Written task: Using the records that follow, reproduce exactly the lines starting at the line containing "Recreate this image" and ending at the line containing "const chart = echarts.init(document.getElementById('chart'))". Include both end lines and no pictures.

─── The input ───

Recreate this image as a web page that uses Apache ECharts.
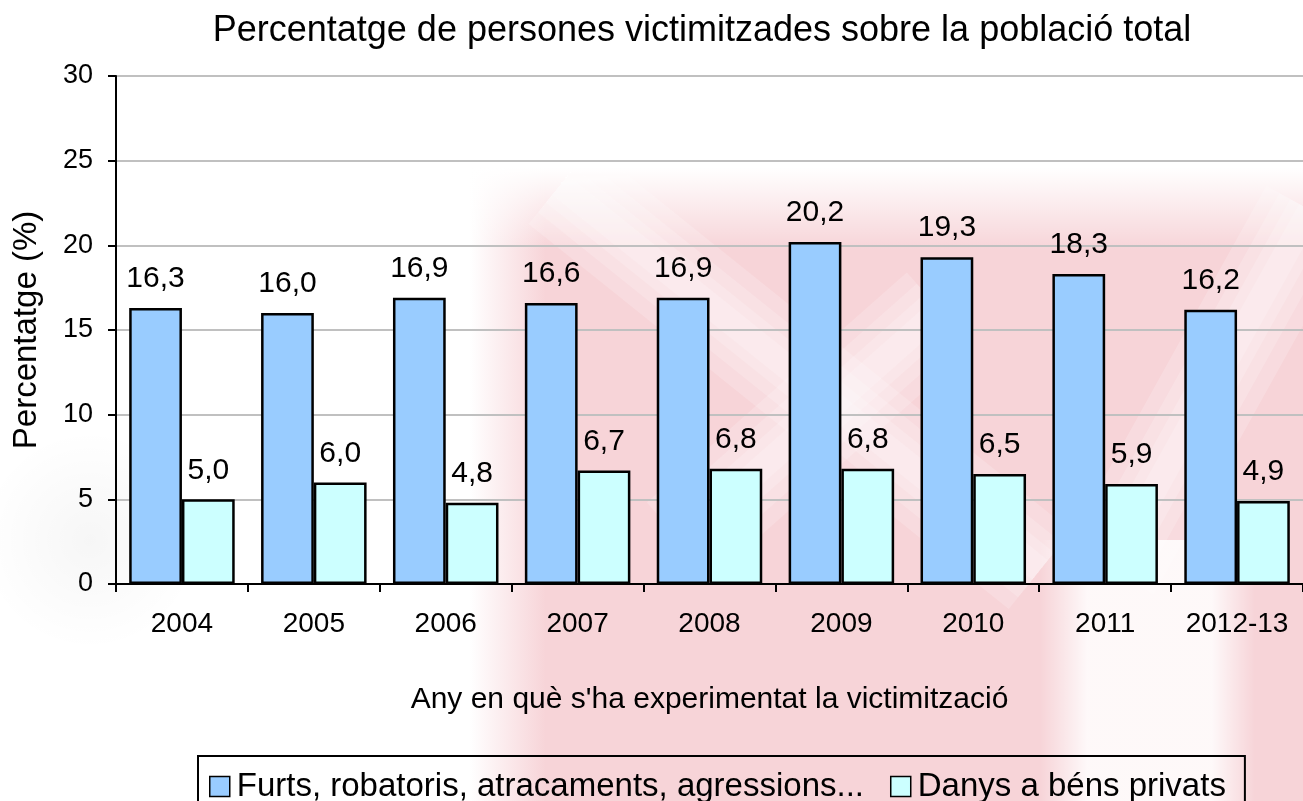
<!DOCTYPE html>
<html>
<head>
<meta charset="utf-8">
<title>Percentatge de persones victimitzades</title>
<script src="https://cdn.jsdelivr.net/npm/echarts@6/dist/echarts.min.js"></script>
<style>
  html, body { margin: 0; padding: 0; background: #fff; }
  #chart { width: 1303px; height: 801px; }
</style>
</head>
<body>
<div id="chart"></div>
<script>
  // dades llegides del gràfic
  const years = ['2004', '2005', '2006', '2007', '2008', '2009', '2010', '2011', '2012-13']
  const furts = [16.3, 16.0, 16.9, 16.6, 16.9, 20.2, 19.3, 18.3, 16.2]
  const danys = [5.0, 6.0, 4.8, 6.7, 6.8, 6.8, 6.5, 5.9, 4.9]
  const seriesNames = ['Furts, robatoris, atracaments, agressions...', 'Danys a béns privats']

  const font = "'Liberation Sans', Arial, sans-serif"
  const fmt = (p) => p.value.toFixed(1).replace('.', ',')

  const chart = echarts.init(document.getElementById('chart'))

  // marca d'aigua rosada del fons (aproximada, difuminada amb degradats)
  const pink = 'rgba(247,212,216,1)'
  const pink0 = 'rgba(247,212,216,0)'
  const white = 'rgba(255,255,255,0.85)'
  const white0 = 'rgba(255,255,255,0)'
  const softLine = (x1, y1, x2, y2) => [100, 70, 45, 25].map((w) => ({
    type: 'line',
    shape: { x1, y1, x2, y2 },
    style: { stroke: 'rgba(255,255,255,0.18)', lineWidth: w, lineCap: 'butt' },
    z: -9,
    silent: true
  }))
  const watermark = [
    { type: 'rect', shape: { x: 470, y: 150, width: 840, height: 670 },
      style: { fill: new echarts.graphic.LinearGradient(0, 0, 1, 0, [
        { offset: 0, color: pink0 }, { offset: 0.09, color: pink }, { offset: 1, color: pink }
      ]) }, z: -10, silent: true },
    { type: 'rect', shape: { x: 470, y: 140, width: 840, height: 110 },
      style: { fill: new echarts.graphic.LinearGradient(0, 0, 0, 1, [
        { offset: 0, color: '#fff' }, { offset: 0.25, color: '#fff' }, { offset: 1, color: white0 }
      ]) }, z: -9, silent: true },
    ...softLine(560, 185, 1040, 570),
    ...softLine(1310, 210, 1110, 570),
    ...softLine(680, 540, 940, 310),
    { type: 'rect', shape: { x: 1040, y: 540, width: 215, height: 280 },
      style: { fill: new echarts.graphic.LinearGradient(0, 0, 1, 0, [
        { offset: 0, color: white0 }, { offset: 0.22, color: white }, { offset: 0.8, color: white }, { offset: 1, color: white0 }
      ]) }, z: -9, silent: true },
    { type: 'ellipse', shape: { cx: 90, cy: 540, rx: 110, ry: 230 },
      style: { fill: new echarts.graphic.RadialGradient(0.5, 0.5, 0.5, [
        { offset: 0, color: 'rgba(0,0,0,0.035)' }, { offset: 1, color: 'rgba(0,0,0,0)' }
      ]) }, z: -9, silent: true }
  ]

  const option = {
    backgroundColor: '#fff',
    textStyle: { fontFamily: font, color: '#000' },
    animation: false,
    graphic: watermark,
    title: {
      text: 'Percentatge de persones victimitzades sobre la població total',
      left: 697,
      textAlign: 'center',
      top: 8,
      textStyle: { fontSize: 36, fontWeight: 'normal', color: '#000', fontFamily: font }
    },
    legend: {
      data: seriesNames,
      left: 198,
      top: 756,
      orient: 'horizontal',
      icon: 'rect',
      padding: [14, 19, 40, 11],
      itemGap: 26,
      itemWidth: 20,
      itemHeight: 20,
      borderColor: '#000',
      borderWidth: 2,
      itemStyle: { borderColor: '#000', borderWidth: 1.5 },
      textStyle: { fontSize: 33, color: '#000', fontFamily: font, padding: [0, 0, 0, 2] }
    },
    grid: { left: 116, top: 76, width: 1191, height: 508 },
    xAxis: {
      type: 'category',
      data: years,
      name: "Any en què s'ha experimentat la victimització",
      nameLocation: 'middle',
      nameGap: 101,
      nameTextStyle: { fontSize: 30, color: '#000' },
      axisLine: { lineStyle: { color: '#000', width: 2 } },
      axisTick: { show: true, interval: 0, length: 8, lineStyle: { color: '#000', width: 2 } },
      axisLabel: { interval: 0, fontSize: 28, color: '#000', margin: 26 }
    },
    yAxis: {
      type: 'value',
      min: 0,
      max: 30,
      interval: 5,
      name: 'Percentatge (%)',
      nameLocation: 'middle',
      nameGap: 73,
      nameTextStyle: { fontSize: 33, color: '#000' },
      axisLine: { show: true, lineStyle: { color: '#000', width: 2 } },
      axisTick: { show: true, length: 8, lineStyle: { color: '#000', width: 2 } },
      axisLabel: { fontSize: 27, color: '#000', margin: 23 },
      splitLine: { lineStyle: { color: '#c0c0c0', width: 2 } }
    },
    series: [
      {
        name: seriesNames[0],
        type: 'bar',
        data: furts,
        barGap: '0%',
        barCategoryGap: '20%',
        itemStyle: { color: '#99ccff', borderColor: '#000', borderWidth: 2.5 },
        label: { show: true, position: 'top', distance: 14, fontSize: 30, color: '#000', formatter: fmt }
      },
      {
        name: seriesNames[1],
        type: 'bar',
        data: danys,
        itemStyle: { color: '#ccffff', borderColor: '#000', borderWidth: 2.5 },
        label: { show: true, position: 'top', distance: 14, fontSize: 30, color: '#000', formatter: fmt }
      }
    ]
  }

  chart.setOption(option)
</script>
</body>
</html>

───
─── The input ───

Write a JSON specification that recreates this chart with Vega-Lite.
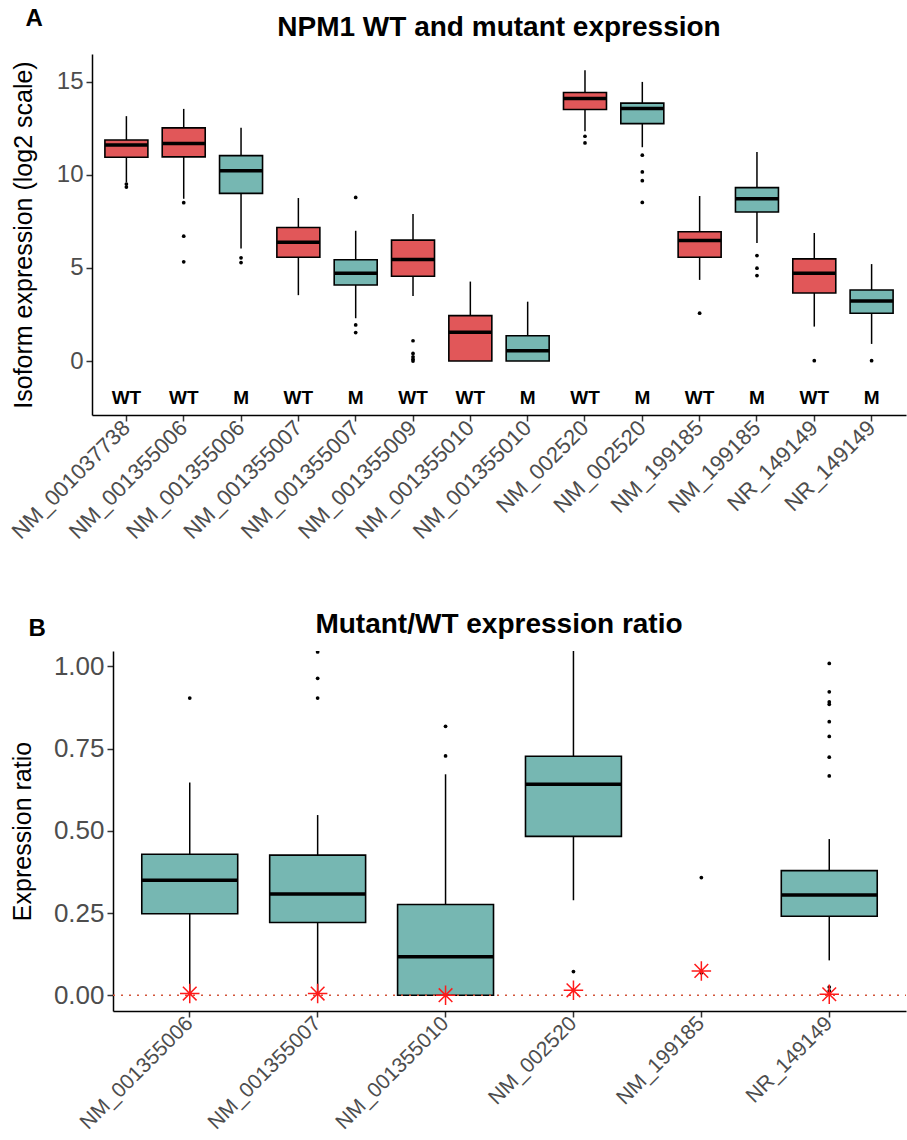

───
─── The input ───

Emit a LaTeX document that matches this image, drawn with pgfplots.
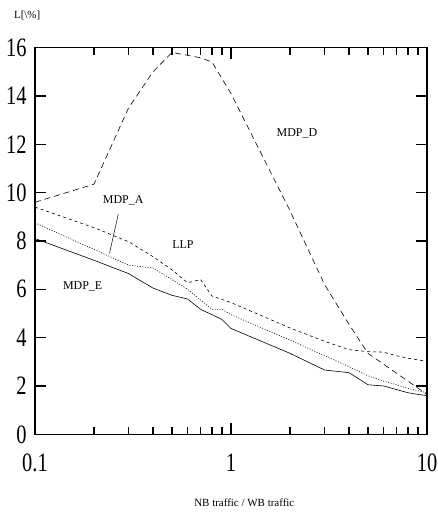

───

Problem solution:
Recreate this image as a web page that uses Apache ECharts.
<!DOCTYPE html>
<html>
<head>
<meta charset="utf-8">
<title>Percentatge de persones victimitzades</title>
<script src="https://cdn.jsdelivr.net/npm/echarts@6/dist/echarts.min.js"></script>
<style>
  html, body { margin: 0; padding: 0; background: #fff; }
  #chart { width: 1303px; height: 801px; }
</style>
</head>
<body>
<div id="chart"></div>
<script>
  // dades llegides del gràfic
  const years = ['2004', '2005', '2006', '2007', '2008', '2009', '2010', '2011', '2012-13']
  const furts = [16.3, 16.0, 16.9, 16.6, 16.9, 20.2, 19.3, 18.3, 16.2]
  const danys = [5.0, 6.0, 4.8, 6.7, 6.8, 6.8, 6.5, 5.9, 4.9]
  const seriesNames = ['Furts, robatoris, atracaments, agressions...', 'Danys a béns privats']

  const font = "'Liberation Sans', Arial, sans-serif"
  const fmt = (p) => p.value.toFixed(1).replace('.', ',')

  const chart = echarts.init(document.getElementById('chart'))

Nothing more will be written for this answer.